The Enlightenment Condition

Jean-Étienne Liotard National Gallery of Scotland, 4 July-13 September 2015, Royal Academy of Arts, 24 October 2015-31 January 2016)

I confess I had never heard of Jean-Étienne Liotard. He was born in Geneva in 1702 and began his training there before going to Paris for further training. He then travelled to Naples and Rome in the 1730s, as well as travelling several times to Constantinople. Much of what he did were portraits, both of the famous people he met and of the people who were effectively on a grand tour. Many of them — including himself — dressed up as if they were Turks, in a clear example of orientalism.

Back in Western Europe, he was much in demand oas a portraitist of the royals families in Vienna, Paris and London, sometimes in oil, sometimes in pastels. Supposedly they are more relaxed and intimate than the typical royal portraits — he had an incredulity to court formality. His depiction of hands is striking — so to speak — or of fingers, almost as if he was showing off. He was very open to making money from his work through mezzotints and engravings. He also painted many self portraits and pictures of his family (it would have been helpful to have these by the side of some of the royal portraits on show at The Queen’s Gallery, Holyrood).

I was slightly confused by the chronology of the exhibition — are the royal and society portraits (actors, actresses) not later than the pictures of Constantinople? Still, the incredible trompe l’oieil of the paintings in the third room are worth seeing last.

I was, naturally, struck by the picture of Count Jean Diodati at his villa c.1762-70; just over forty years later this was to be the birthplace of Frankenstein.

Peter, Paul and Rubens

Rubens and His Legacy: Van Dyck to Cézanne, Royal Academy of Arts, London, 24 January-10 April 2015

Pretty well all I knew about Peter Paul Rubens was that he painted women … of a fuller figure.

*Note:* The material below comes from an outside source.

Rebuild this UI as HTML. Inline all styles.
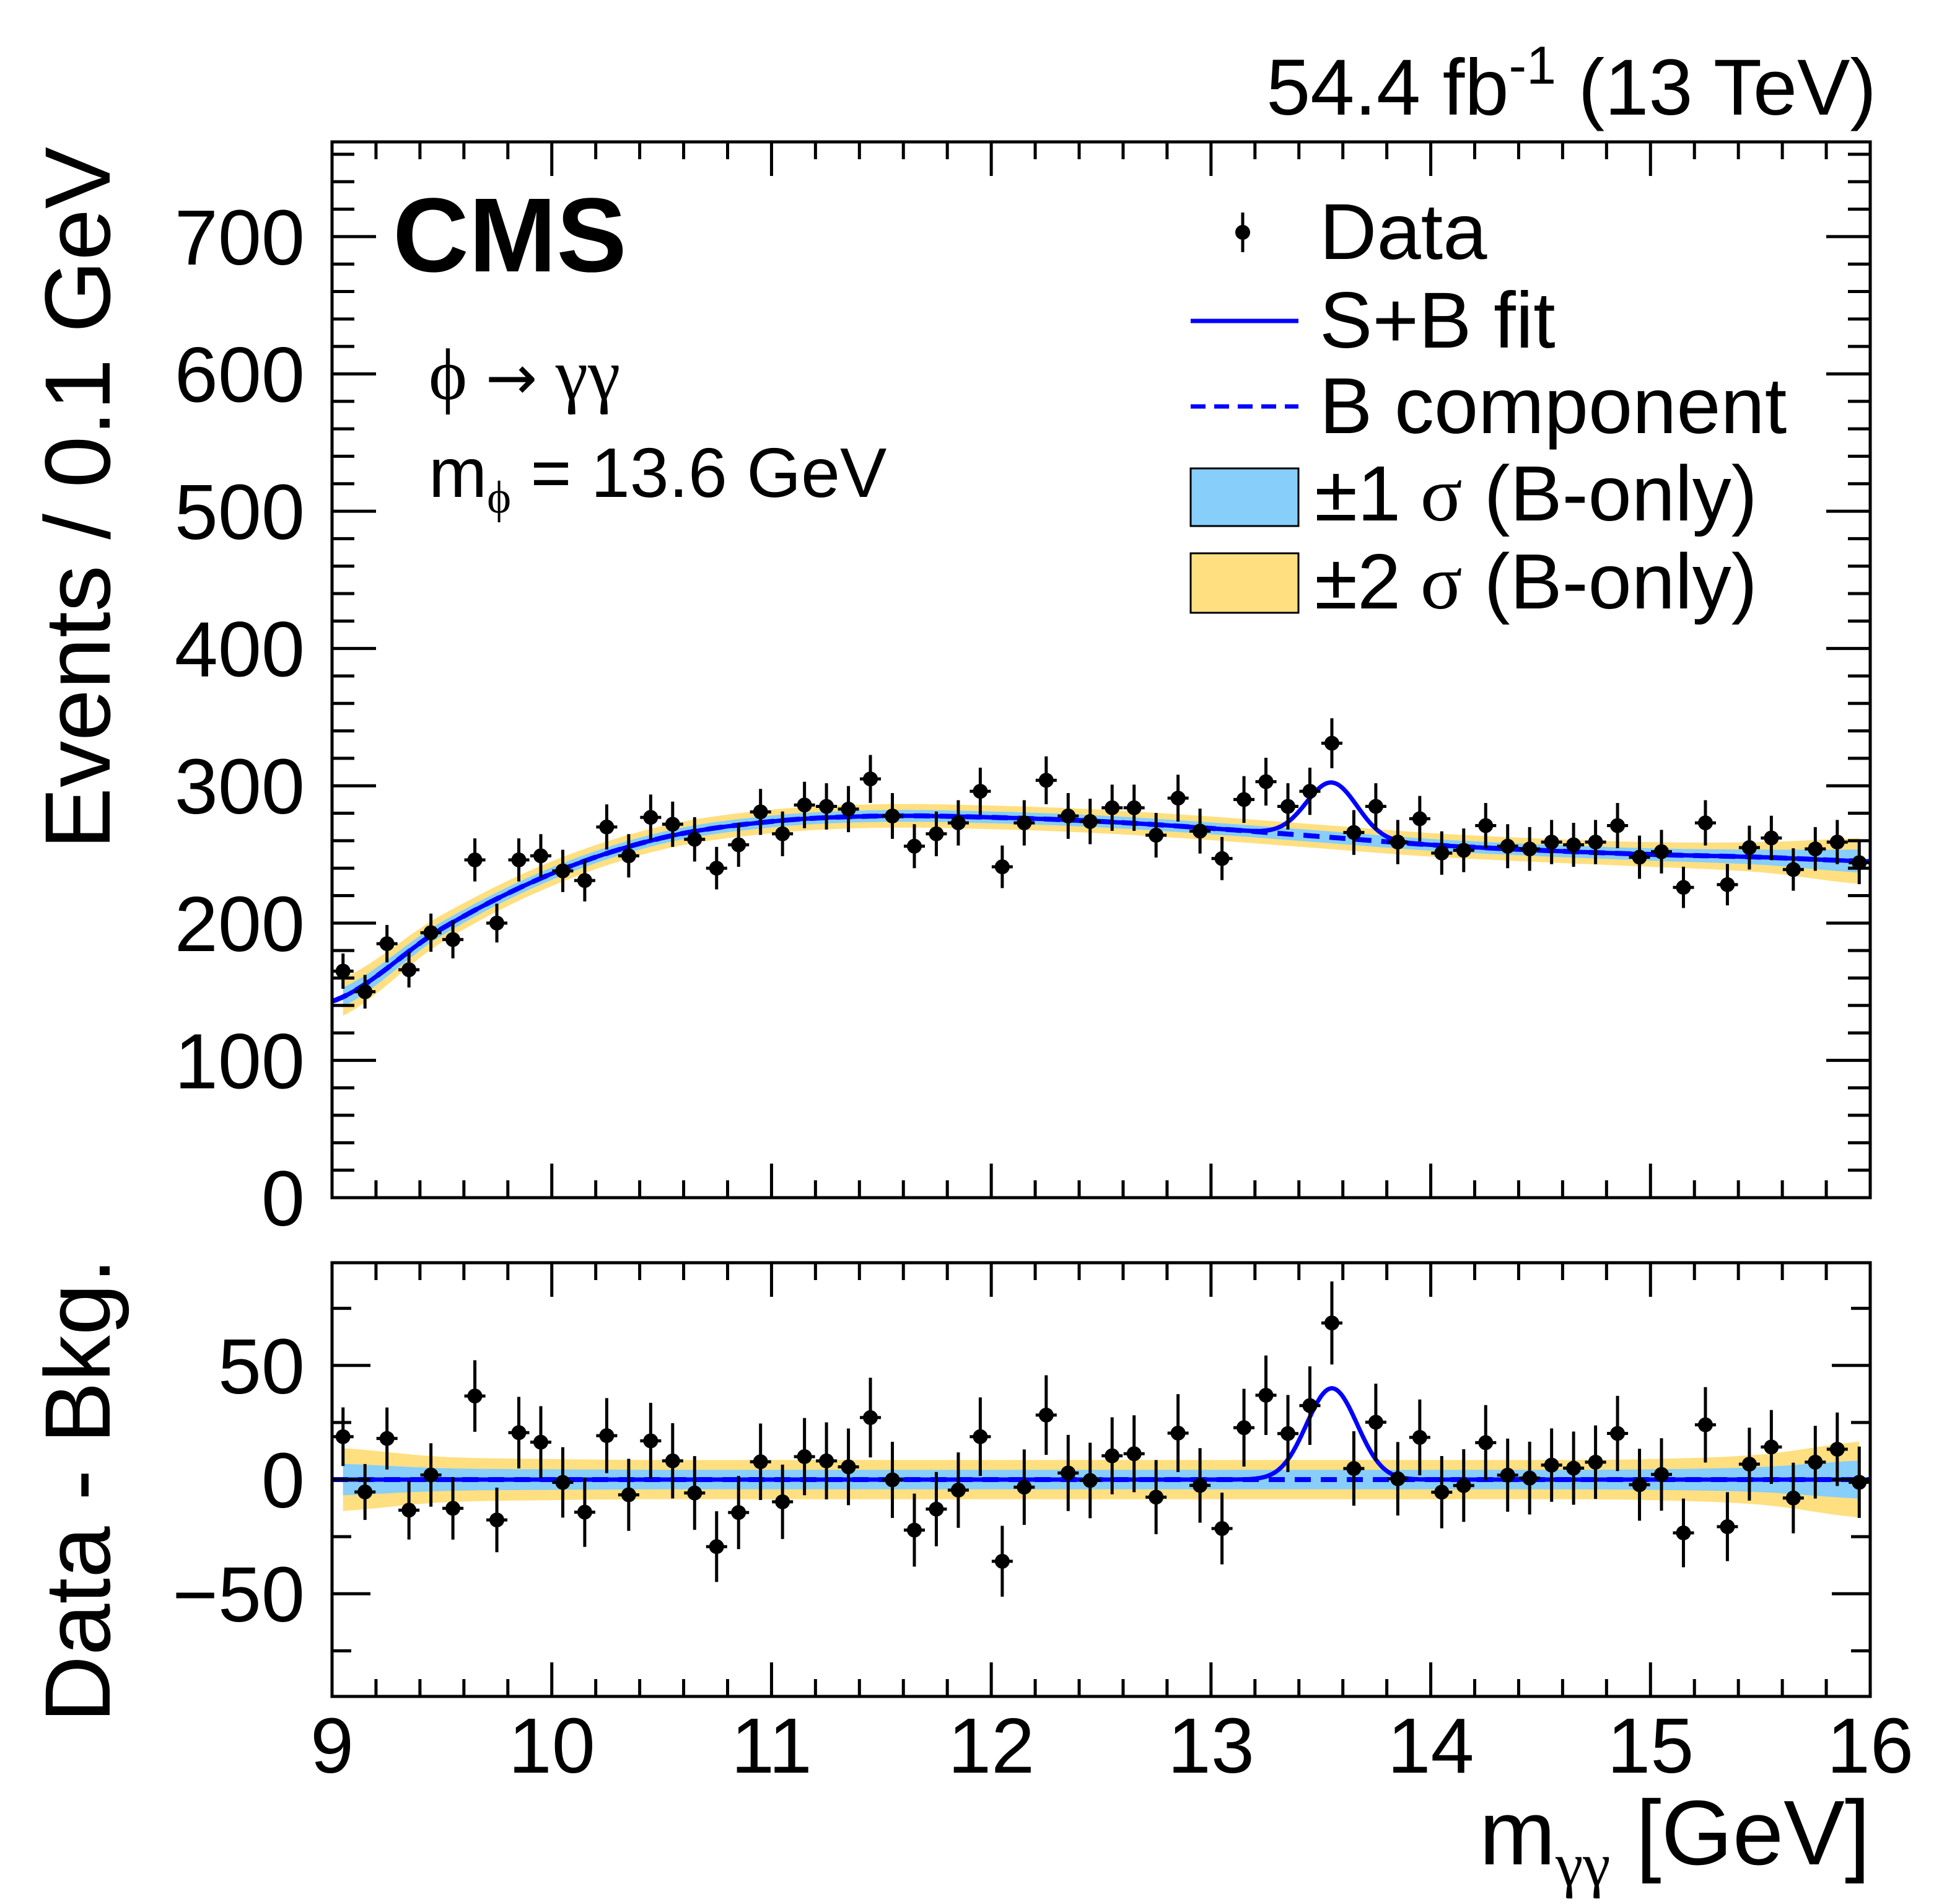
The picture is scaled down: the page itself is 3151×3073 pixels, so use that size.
<!DOCTYPE html>
<html><head><meta charset="utf-8"><style>html,body{margin:0;padding:0;background:#fff}svg{display:block}text{font-family:"Liberation Sans",sans-serif}</style></head>
<body>
<svg id="chart" width="3151" height="3073" viewBox="0 0 3151 3073" xmlns="http://www.w3.org/2000/svg">
<g id="upper"></g>
<g id="lower"></g>
<g id="texts">
<text x="3029" y="185" font-size="128" text-anchor="end">54.4 fb<tspan dy="-50" font-size="86">-1</tspan><tspan dy="50"> (13 TeV)</tspan></text>
<text x="634" y="438" font-size="170" font-weight="bold">CMS</text>
<text x="692" y="644" font-size="118" style="font-family:'Liberation Serif',serif">ϕ <tspan style="font-family:'DejaVu Sans',sans-serif" font-size="100">→</tspan> γγ</text>
<text x="692" y="802" font-size="113">m<tspan dy="25" font-size="74" style="font-family:'Liberation Serif',serif">ϕ</tspan><tspan dy="-25"> = 13.6 GeV</tspan></text>
<text transform="translate(177,237) rotate(-90)" font-size="150" text-anchor="end">Events / 0.1 GeV</text>
<text transform="translate(177,2030) rotate(-90)" font-size="150" text-anchor="end">Data - Bkg.</text>
<text x="3019" y="3009" font-size="148" text-anchor="end">m<tspan dy="34" font-size="100" style="font-family:'Liberation Serif',serif">γγ</tspan><tspan dy="-34"> [GeV]</tspan></text>
</g>
<g id="legend">
<line x1="2006" y1="343" x2="2006" y2="407" stroke="#000" stroke-width="5"/>
<circle cx="2006" cy="375" r="12" fill="#000"/>
<text x="2130" y="418" font-size="128">Data</text>
<line x1="1922" y1="518" x2="2096" y2="518" stroke="#0000ff" stroke-width="7"/>
<text x="2130" y="561" font-size="128">S+B fit</text>
<line x1="1922" y1="656" x2="2096" y2="656" stroke="#0000ff" stroke-width="7" stroke-dasharray="24,14"/>
<text x="2130" y="699" font-size="128">B component</text>
<rect x="1922" y="756" width="174" height="93" fill="#87cefa" stroke="#000" stroke-width="3"/>
<text x="2122" y="840" font-size="126">±1<tspan style="font-family:'Liberation Serif',serif"> σ</tspan> (B-only)</text>
<rect x="1922" y="893" width="174" height="96" fill="#ffdf80" stroke="#000" stroke-width="3"/>
<text x="2122" y="982" font-size="126">±2<tspan style="font-family:'Liberation Serif',serif"> σ</tspan> (B-only)</text>
</g>
</svg>
<script>
const binCenters = [9.05,9.15,9.25,9.35,9.45,9.55,9.65,9.75,9.85,9.95,10.05,10.15,10.25,10.35,10.45,10.55,10.65,10.75,10.85,10.95,11.05,11.15,11.25,11.35,11.45,11.55,11.65,11.75,11.85,11.95,12.05,12.15,12.25,12.35,12.45,12.55,12.65,12.75,12.85,12.95,13.05,13.15,13.25,13.35,13.45,13.55,13.65,13.75,13.85,13.95,14.05,14.15,14.25,14.35,14.45,14.55,14.65,14.75,14.85,14.95,15.05,15.15,15.25,15.35,15.45,15.55,15.65,15.75,15.85,15.95];
const dataCounts = [165,150,185,166,193,188,246,200,246,249,238,231,270,249,277,272,261,240,257,281,265,286,285,283,305,278,256,265,273,296,241,273,304,278,274,284,284,264,291,267,247,290,303,285,296,331,266,285,259,276,251,253,271,256,254,259,257,259,271,248,252,226,273,228,255,262,239,254,259,244];
const bkgNodesX = [9.0,9.5,10.0,10.5,11.0,11.5,12.0,12.5,13.0,13.5,14.0,14.5,15.0,15.5,16.0];
const bkgNodesY = [143,196,236,262,274,278,277,274,269,263,257,253,250,248,245];
const sigma1Nodes = [7,5,4.5,4.3,4.3,4.3,4.3,4.3,4.3,4.3,4.3,4.3,4.5,5.5,8.5];
const sigPeak = [13.55];
const sigAmp = [40];
const sigWidth = [0.115];
const upperYTicks = [0,100,200,300,400,500,600,700];
const lowerYTicks = [-50,0,50];
const xTicks = [9,10,11,12,13,14,15,16];

const NS="http://www.w3.org/2000/svg";
const X0=536,X1=3019,XMIN=9,XMAX=16;
const U_TOP=229,U_BOT=1933,U_MIN=0,U_MAX=769;
const L_TOP=2038,L_BOT=2738,L_MIN=-95,L_MAX=95;
const xs=v=>X0+(v-XMIN)/(XMAX-XMIN)*(X1-X0);
const yu=v=>U_BOT-(v-U_MIN)/(U_MAX-U_MIN)*(U_BOT-U_TOP);
const yl=v=>L_BOT-(v-L_MIN)/(L_MAX-L_MIN)*(L_BOT-L_TOP);
function mk(tag,attrs,parent){const e=document.createElementNS(NS,tag);for(const k in attrs)e.setAttribute(k,attrs[k]);parent.appendChild(e);return e;}
function interp(nx,ny,x){
  let i=0;while(i<nx.length-2&&x>nx[i+1])i++;
  const p0=ny[Math.max(i-1,0)],p1=ny[i],p2=ny[i+1],p3=ny[Math.min(i+2,ny.length-1)];
  const t=(x-nx[i])/(nx[i+1]-nx[i]);
  return 0.5*((2*p1)+(-p0+p2)*t+(2*p0-5*p1+4*p2-p3)*t*t+(-p0+3*p1-3*p2+p3)*t*t*t);
}
const bkg=x=>interp(bkgNodesX,bkgNodesY,x);
const s1=x=>interp(bkgNodesX,sigma1Nodes,x);
const sig=x=>sigAmp[0]*Math.exp(-0.5*Math.pow((x-sigPeak[0])/sigWidth[0],2));
const samples=[];for(let i=0;i<=700;i++)samples.push(XMIN+i*(XMAX-XMIN)/700);
const bandSamples=samples.filter(x=>x>=9.05&&x<=15.95);

function bandPath(fc,fw,k,ymap){
  let d='';bandSamples.forEach((x,i)=>{d+=(i?'L':'M')+xs(x).toFixed(1)+','+ymap(fc(x)+k*fw(x)).toFixed(1);});
  for(let i=bandSamples.length-1;i>=0;i--){const x=bandSamples[i];d+='L'+xs(x).toFixed(1)+','+ymap(fc(x)-k*fw(x)).toFixed(1);}
  return d+'Z';
}
function linePath(f,ymap){let d='';samples.forEach((x,i)=>{d+=(i?'L':'M')+xs(x).toFixed(1)+','+ymap(f(x)).toFixed(1);});return d;}

function drawFrame(g,top,bot,ymap,yticks,minorStep,ymin,ymax,majLen,minLen){
  for(let v=XMIN;v<=XMAX+1e-9;v+=0.2){
    const major=Math.abs(v-Math.round(v))<1e-6;const L=major?55:28;const x=xs(v);
    mk('line',{x1:x,y1:bot,x2:x,y2:bot-L,stroke:'#000','stroke-width':5},g);
    mk('line',{x1:x,y1:top,x2:x,y2:top+L,stroke:'#000','stroke-width':5},g);
  }
  const start=Math.ceil(ymin/minorStep)*minorStep;
  for(let v=start;v<=ymax;v+=minorStep){
    const major=yticks.indexOf(Math.round(v))>=0;const L=major?majLen:minLen;const y=ymap(v);
    mk('line',{x1:X0,y1:y,x2:X0+L,y2:y,stroke:'#000','stroke-width':5},g);
    mk('line',{x1:X1,y1:y,x2:X1-L,y2:y,stroke:'#000','stroke-width':5},g);
  }
  mk('rect',{x:X0,y:top,width:X1-X0,height:bot-top,fill:'none',stroke:'#000','stroke-width':5},g);
  yticks.forEach(v=>{
    const t=mk('text',{x:492,y:ymap(v)+45,'font-size':126,'text-anchor':'end'},g);
    
    
    t.textContent=v<0?'\u2212'+Math.abs(v):String(v);
  });
}
function drawPoints(g,vals,ymap,errs){
  binCenters.forEach((x,i)=>{
    const pg=mk('g',{},g);
    
    
    const cx=xs(x),cy=ymap(vals[i]);
    mk('line',{x1:cx,y1:ymap(vals[i]+errs[i]),x2:cx,y2:ymap(vals[i]-errs[i]),stroke:'#000','stroke-width':5},pg);
    mk('line',{x1:cx-17,y1:cy,x2:cx+17,y2:cy,stroke:'#000','stroke-width':5},pg);
    mk('circle',{cx:cx,cy:cy,r:12,fill:'#000'},pg);
  });
}
const errs=dataCounts.map(v=>Math.sqrt(v));
const up=document.getElementById('upper');
let e;
e=mk('path',{d:bandPath(bkg,s1,2,yu),fill:'#ffdf80'},up);


e=mk('path',{d:bandPath(bkg,s1,1,yu),fill:'#87cefa'},up);


e=mk('path',{d:linePath(bkg,yu),fill:'none',stroke:'#0000ff','stroke-width':8,'stroke-dasharray':'26,16'},up);


e=mk('path',{d:linePath(x=>bkg(x)+sig(x),yu),fill:'none',stroke:'#0000ff','stroke-width':7},up);


drawPoints(up,dataCounts,yu,errs);
drawFrame(up,U_TOP,U_BOT,yu,upperYTicks,20,0,U_MAX,71,36);
const lo=document.getElementById('lower');
const zero=()=>0;
e=mk('path',{d:bandPath(zero,s1,2,yl),fill:'#ffdf80'},lo);


e=mk('path',{d:bandPath(zero,s1,1,yl),fill:'#87cefa'},lo);


e=mk('path',{d:linePath(zero,yl),fill:'none',stroke:'#0000ff','stroke-width':8,'stroke-dasharray':'26,16'},lo);


e=mk('path',{d:linePath(sig,yl),fill:'none',stroke:'#0000ff','stroke-width':7},lo);


const resid=dataCounts.map((v,i)=>v-bkg(binCenters[i]));
drawPoints(lo,resid,yl,errs);
drawFrame(lo,L_TOP,L_BOT,yl,lowerYTicks,25,-95,95,62,31);
xTicks.forEach(v=>{
  const t=mk('text',{x:xs(v),y:2861,'font-size':126,'text-anchor':'middle'},lo);
  
  
  t.textContent=String(v);
});
</script>
</body></html>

It was a surprise then to begin with a study for John Constable’s The Haywain. I’m guessing I’d only just seen this last year, when I’d done Tate Britain’s Late Turner and the V&A’s Constable exhibitions in one day. Both painters appear to have drawn on Rubens’s romanticised landscapes. I wonder – does this pad out an exhibition which had an odd corridor between rooms?

The fuller figures appear quite late, but then the thematic approach – Poetry, Elegance, Power, Compassion, Violence and Lust – obscures chronology. The tricksy subtitle – “From Van Dyck to Cézanne” – is odd, given the inclusion of Pablo Picaso and Oskar Kokoschka, who surely postdate Cézanne and French Impressionism. It’s in the falling of the damned that they are first visible – suggesting that gluttony may be a factor. In the penultimate room the women are described as “buxom” and “corpulent”. Tricksy thing, language.

Tricksy thing, influence. Oskar Kokoschka’s “Loreley” seems very distant from Rubens, but that’s a corpulent Victoria.

Loreli

Those painters are clearly copying that canvas – but that’s not in the show (“A Flemish Kermis“, for example), nor is there a reproduction.

Flemish Kermis

When it’s an altarpiece or a ceiling I guess it can’t always be reproduced. But still. A little visual context.

For me, though, the highlight of the exhibition was La Peregrina, a room of twentieth century artists inspired by Rubens, although it’s hard to see how Sarah Lucas’s fried eggs and kebab quite do that. Curated by Jenny Saville, her own black and white drawing “The Voice of the Shuttle” stands out, even among the company of Bacon, Warhol, Freud and Auerbach. These are corpulent rather than buxom.

I can’t say Rubens blew me away – I preferred Giovanni Battista Moroni, oddly, a couple of weeks back – but certainly this exhibition definitely held my interest for just short of two hours.

 

On the other hand, the RAA gallery assistants trying to sell audio tours are getting as bad as chuggers and I wish the RAA would decide where its ticket desk is.